Data entries
>>
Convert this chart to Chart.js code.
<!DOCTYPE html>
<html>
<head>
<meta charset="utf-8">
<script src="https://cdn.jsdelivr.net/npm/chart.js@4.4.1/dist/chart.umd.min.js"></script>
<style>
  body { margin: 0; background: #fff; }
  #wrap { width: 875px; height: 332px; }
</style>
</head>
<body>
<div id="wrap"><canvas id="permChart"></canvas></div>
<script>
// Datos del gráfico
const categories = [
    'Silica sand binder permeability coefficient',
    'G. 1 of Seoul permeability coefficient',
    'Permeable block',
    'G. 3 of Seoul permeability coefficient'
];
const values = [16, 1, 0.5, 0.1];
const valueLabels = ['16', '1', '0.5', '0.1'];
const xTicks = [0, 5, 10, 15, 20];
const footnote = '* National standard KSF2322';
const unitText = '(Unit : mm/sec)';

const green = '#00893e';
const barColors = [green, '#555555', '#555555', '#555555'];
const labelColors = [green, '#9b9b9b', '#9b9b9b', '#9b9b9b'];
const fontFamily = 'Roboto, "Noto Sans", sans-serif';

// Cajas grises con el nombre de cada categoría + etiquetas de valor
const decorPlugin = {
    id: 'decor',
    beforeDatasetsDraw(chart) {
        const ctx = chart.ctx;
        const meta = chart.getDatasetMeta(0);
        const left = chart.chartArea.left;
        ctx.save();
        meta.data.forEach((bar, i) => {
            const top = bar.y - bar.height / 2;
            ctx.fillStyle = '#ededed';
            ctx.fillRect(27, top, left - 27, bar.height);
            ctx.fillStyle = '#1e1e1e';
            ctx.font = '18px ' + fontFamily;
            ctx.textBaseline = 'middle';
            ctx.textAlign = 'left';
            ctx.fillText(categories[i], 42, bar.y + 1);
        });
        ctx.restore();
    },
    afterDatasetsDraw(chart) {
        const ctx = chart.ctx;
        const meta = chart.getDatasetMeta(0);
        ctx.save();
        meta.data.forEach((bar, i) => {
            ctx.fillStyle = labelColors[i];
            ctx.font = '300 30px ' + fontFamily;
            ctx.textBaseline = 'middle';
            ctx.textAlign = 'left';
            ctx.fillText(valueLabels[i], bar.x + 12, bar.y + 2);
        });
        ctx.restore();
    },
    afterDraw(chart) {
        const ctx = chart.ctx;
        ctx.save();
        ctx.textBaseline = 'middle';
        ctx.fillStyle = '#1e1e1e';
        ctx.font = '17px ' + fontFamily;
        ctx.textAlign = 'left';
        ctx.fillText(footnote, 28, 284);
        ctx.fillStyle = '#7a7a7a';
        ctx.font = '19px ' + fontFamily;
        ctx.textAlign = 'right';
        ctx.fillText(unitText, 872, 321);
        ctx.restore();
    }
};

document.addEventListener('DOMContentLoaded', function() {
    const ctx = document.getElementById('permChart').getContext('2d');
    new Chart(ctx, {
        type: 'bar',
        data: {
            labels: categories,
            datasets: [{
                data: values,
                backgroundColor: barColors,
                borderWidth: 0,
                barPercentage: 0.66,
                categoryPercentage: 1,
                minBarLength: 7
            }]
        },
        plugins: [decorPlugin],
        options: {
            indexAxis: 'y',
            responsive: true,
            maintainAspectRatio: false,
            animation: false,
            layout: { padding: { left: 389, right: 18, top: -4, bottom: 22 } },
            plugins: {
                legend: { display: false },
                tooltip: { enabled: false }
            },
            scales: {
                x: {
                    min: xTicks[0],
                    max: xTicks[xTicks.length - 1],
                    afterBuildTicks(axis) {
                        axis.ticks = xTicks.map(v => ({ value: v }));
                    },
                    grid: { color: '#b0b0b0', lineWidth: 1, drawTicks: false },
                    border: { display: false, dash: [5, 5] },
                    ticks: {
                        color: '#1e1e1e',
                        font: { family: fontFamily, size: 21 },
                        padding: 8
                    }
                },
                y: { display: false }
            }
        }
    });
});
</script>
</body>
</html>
<<
>>
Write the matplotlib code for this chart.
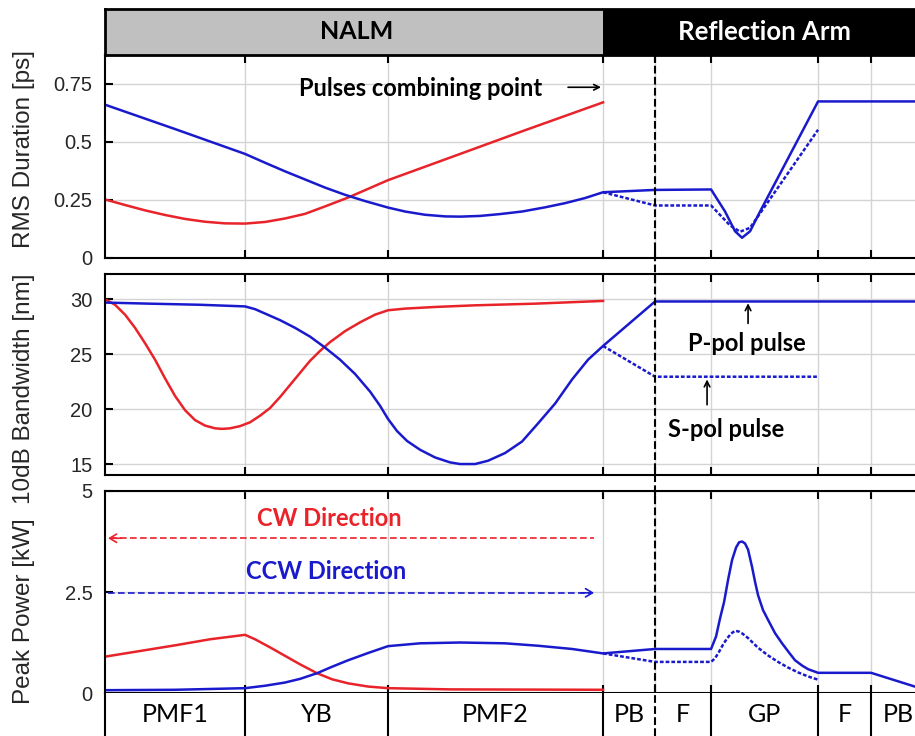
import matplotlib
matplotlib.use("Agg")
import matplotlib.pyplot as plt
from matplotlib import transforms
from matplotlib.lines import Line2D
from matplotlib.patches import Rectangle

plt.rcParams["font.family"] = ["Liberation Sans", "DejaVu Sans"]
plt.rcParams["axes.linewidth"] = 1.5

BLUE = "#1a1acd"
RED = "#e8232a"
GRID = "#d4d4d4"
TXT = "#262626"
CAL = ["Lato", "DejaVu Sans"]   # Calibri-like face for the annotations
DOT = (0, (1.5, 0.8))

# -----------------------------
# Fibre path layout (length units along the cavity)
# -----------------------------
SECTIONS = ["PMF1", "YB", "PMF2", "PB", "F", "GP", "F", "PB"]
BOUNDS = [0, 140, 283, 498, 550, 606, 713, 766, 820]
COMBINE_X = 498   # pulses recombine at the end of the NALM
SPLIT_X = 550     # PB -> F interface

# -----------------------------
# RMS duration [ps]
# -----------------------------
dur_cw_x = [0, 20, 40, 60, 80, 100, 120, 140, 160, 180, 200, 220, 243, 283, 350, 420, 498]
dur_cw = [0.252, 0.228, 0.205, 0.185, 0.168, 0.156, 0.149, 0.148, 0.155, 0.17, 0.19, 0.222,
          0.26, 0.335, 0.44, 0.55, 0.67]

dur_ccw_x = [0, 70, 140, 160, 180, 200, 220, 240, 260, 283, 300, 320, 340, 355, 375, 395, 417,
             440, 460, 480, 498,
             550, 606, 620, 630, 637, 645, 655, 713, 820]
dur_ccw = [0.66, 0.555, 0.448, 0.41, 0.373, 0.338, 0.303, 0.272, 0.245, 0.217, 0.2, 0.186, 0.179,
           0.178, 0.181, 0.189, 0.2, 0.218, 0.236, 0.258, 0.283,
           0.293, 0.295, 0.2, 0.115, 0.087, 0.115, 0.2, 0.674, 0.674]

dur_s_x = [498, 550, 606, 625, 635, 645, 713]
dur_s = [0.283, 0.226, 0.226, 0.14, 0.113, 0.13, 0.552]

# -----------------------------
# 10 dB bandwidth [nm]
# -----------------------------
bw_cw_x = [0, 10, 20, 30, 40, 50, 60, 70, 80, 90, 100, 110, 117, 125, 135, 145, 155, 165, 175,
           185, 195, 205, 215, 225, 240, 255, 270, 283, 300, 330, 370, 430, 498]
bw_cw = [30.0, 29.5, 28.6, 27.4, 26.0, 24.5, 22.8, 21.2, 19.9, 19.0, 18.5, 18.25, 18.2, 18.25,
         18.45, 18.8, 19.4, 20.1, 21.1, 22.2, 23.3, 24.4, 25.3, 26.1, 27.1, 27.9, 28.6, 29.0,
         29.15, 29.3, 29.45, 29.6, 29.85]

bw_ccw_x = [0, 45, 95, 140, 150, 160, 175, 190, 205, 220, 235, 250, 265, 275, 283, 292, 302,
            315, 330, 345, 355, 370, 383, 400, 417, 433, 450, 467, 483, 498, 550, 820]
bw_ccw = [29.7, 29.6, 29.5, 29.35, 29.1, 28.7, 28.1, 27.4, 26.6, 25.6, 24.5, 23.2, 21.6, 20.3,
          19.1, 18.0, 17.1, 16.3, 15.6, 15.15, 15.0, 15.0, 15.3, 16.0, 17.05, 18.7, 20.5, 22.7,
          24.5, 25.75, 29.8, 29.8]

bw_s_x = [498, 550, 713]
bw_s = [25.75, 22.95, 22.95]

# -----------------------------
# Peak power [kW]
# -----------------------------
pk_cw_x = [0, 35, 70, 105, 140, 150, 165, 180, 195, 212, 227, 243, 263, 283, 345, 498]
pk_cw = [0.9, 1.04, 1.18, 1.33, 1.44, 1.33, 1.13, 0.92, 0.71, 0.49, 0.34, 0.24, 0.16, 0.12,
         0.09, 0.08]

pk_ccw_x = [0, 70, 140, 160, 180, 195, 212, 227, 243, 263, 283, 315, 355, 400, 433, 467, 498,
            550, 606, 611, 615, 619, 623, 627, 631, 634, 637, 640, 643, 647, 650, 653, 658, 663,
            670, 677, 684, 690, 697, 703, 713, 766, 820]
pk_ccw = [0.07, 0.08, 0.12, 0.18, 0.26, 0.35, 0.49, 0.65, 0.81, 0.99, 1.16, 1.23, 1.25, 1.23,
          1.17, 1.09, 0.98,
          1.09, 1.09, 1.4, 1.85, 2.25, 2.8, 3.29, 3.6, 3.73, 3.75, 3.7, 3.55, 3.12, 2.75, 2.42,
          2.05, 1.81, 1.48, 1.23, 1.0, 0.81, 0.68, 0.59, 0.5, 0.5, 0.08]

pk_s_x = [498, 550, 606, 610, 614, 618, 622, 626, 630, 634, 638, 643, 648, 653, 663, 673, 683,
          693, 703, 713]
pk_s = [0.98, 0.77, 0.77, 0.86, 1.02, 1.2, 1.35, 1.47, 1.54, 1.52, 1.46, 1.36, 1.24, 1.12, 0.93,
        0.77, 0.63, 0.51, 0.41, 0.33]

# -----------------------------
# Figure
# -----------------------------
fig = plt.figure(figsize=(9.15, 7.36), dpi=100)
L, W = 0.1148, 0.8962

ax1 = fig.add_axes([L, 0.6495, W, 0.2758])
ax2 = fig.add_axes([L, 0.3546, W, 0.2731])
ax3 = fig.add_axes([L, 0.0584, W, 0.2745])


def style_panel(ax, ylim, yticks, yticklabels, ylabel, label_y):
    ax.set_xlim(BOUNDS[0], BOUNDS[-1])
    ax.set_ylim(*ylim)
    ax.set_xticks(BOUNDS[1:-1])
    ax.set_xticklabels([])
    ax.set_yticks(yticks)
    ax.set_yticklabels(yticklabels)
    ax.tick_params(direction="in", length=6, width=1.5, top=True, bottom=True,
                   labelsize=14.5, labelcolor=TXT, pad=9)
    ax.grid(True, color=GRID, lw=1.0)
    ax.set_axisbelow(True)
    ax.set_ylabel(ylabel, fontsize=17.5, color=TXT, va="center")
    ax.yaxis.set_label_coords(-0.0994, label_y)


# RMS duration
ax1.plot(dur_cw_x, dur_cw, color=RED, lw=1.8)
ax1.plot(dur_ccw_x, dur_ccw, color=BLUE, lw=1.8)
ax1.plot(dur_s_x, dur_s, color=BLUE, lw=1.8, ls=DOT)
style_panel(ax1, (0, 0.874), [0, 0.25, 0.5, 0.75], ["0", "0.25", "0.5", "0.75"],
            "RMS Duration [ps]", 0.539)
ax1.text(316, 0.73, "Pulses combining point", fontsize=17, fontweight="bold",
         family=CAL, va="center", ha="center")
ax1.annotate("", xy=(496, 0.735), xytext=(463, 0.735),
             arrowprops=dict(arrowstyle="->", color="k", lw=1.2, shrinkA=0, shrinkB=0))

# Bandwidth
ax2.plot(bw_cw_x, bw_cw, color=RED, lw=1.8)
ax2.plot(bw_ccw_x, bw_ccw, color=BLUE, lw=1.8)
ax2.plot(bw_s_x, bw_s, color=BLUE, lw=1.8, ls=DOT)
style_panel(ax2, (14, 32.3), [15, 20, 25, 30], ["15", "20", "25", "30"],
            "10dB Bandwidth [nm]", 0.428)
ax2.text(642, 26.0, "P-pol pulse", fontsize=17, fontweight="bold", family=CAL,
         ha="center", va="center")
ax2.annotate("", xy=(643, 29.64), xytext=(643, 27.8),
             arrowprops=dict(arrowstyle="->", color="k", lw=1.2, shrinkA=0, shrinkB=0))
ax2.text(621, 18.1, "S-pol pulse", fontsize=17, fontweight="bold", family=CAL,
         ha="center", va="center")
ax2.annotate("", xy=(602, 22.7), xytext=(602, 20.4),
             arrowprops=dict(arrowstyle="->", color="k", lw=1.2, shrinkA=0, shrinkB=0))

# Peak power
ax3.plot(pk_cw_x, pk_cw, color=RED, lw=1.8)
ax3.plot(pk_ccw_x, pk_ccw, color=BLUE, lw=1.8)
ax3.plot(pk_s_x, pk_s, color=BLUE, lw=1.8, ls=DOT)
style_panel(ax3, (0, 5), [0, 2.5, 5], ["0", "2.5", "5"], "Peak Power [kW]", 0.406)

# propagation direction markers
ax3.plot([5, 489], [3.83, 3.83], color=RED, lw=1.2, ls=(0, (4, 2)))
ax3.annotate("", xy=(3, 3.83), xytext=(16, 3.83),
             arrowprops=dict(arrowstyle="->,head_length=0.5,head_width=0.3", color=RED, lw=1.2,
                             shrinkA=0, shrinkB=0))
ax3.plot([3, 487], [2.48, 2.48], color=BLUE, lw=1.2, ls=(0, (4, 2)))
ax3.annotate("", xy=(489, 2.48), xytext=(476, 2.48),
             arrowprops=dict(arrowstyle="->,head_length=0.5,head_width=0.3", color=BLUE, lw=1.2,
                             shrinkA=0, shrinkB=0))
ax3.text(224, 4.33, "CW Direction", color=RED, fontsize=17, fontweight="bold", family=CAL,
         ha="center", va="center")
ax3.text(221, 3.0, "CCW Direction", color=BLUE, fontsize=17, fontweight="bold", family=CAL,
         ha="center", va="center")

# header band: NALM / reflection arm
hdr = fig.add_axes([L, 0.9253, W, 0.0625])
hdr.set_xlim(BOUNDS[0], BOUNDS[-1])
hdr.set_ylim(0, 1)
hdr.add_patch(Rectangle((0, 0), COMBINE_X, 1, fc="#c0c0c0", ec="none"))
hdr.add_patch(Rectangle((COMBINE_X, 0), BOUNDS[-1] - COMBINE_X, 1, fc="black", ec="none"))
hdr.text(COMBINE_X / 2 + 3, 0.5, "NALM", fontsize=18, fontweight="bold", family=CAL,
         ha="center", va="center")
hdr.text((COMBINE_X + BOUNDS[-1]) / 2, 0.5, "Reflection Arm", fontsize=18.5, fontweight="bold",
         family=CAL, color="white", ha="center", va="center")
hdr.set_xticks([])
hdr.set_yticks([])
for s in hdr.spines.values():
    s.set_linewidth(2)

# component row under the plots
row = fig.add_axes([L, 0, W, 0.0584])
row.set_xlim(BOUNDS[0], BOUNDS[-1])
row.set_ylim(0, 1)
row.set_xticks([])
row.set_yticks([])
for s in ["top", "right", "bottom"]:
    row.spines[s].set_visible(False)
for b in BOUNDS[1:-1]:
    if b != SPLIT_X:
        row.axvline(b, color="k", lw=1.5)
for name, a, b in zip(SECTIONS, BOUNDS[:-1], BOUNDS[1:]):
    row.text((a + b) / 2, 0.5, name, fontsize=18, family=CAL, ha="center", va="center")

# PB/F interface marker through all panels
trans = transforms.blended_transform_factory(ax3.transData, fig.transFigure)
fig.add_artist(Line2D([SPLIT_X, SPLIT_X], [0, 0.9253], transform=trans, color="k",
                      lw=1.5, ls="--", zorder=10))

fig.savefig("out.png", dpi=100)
<<
>>
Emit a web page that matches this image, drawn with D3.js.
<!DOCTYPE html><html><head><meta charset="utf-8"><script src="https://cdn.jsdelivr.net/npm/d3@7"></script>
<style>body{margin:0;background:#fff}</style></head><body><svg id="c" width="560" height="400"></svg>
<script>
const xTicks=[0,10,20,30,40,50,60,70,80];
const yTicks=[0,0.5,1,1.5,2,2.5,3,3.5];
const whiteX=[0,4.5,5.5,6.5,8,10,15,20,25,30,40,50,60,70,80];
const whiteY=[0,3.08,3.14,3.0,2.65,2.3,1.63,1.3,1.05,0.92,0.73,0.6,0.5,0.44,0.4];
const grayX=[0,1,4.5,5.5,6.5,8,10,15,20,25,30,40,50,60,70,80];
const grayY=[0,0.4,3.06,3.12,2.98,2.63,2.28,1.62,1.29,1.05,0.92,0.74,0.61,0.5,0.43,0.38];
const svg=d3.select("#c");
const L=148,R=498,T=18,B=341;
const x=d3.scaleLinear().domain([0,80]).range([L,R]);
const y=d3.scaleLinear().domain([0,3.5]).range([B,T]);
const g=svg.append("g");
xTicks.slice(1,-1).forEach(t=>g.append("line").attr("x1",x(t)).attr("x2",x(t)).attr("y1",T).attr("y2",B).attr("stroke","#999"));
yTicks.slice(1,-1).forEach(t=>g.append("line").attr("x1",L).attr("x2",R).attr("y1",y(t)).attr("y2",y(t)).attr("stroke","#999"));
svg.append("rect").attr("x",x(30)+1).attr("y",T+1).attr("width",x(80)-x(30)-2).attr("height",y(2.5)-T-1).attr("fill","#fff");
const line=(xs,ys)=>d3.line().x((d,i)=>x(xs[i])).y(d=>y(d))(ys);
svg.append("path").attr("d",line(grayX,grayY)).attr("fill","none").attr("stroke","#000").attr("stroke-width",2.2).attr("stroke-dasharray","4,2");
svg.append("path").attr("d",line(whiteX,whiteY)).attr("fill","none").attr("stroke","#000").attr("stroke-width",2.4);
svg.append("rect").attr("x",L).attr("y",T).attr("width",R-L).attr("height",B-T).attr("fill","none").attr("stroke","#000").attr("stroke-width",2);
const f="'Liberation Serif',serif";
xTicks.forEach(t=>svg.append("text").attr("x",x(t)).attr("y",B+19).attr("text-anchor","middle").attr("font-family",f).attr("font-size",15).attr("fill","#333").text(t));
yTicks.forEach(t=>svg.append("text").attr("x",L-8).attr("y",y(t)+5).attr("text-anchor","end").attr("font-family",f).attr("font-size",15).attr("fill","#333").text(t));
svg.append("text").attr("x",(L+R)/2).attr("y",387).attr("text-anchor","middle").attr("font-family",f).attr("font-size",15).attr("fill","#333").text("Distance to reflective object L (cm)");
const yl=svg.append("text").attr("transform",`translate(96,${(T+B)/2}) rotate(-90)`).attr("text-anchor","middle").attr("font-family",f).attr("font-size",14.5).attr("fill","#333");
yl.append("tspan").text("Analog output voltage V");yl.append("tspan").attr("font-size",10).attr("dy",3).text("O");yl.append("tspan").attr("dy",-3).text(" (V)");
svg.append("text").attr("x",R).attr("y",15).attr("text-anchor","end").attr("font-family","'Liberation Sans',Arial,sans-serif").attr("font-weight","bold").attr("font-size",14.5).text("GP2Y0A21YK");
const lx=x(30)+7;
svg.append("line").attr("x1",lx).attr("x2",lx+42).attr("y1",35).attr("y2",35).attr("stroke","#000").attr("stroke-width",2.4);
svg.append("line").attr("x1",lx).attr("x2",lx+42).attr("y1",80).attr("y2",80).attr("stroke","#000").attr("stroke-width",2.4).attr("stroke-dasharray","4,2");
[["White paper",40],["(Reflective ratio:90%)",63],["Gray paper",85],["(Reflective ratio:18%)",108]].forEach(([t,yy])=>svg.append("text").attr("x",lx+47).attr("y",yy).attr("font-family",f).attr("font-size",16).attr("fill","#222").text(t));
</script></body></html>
<<
▶ _GOAL OF THE EXERCISE_
Above are some records; extract exactly the lines from the one containing "Write the matplotlib code for this chart." through the one containing "0.26, 0.335, 0.44, 0.55, 0.67]" and drop the pictures.

▶ _SOLUTION TO THIS TASK_
Write the matplotlib code for this chart.
import matplotlib
matplotlib.use("Agg")
import matplotlib.pyplot as plt
from matplotlib import transforms
from matplotlib.lines import Line2D
from matplotlib.patches import Rectangle

plt.rcParams["font.family"] = ["Liberation Sans", "DejaVu Sans"]
plt.rcParams["axes.linewidth"] = 1.5

BLUE = "#1a1acd"
RED = "#e8232a"
GRID = "#d4d4d4"
TXT = "#262626"
CAL = ["Lato", "DejaVu Sans"]   # Calibri-like face for the annotations
DOT = (0, (1.5, 0.8))

# -----------------------------
# Fibre path layout (length units along the cavity)
# -----------------------------
SECTIONS = ["PMF1", "YB", "PMF2", "PB", "F", "GP", "F", "PB"]
BOUNDS = [0, 140, 283, 498, 550, 606, 713, 766, 820]
COMBINE_X = 498   # pulses recombine at the end of the NALM
SPLIT_X = 550     # PB -> F interface

# -----------------------------
# RMS duration [ps]
# -----------------------------
dur_cw_x = [0, 20, 40, 60, 80, 100, 120, 140, 160, 180, 200, 220, 243, 283, 350, 420, 498]
dur_cw = [0.252, 0.228, 0.205, 0.185, 0.168, 0.156, 0.149, 0.148, 0.155, 0.17, 0.19, 0.222,
          0.26, 0.335, 0.44, 0.55, 0.67]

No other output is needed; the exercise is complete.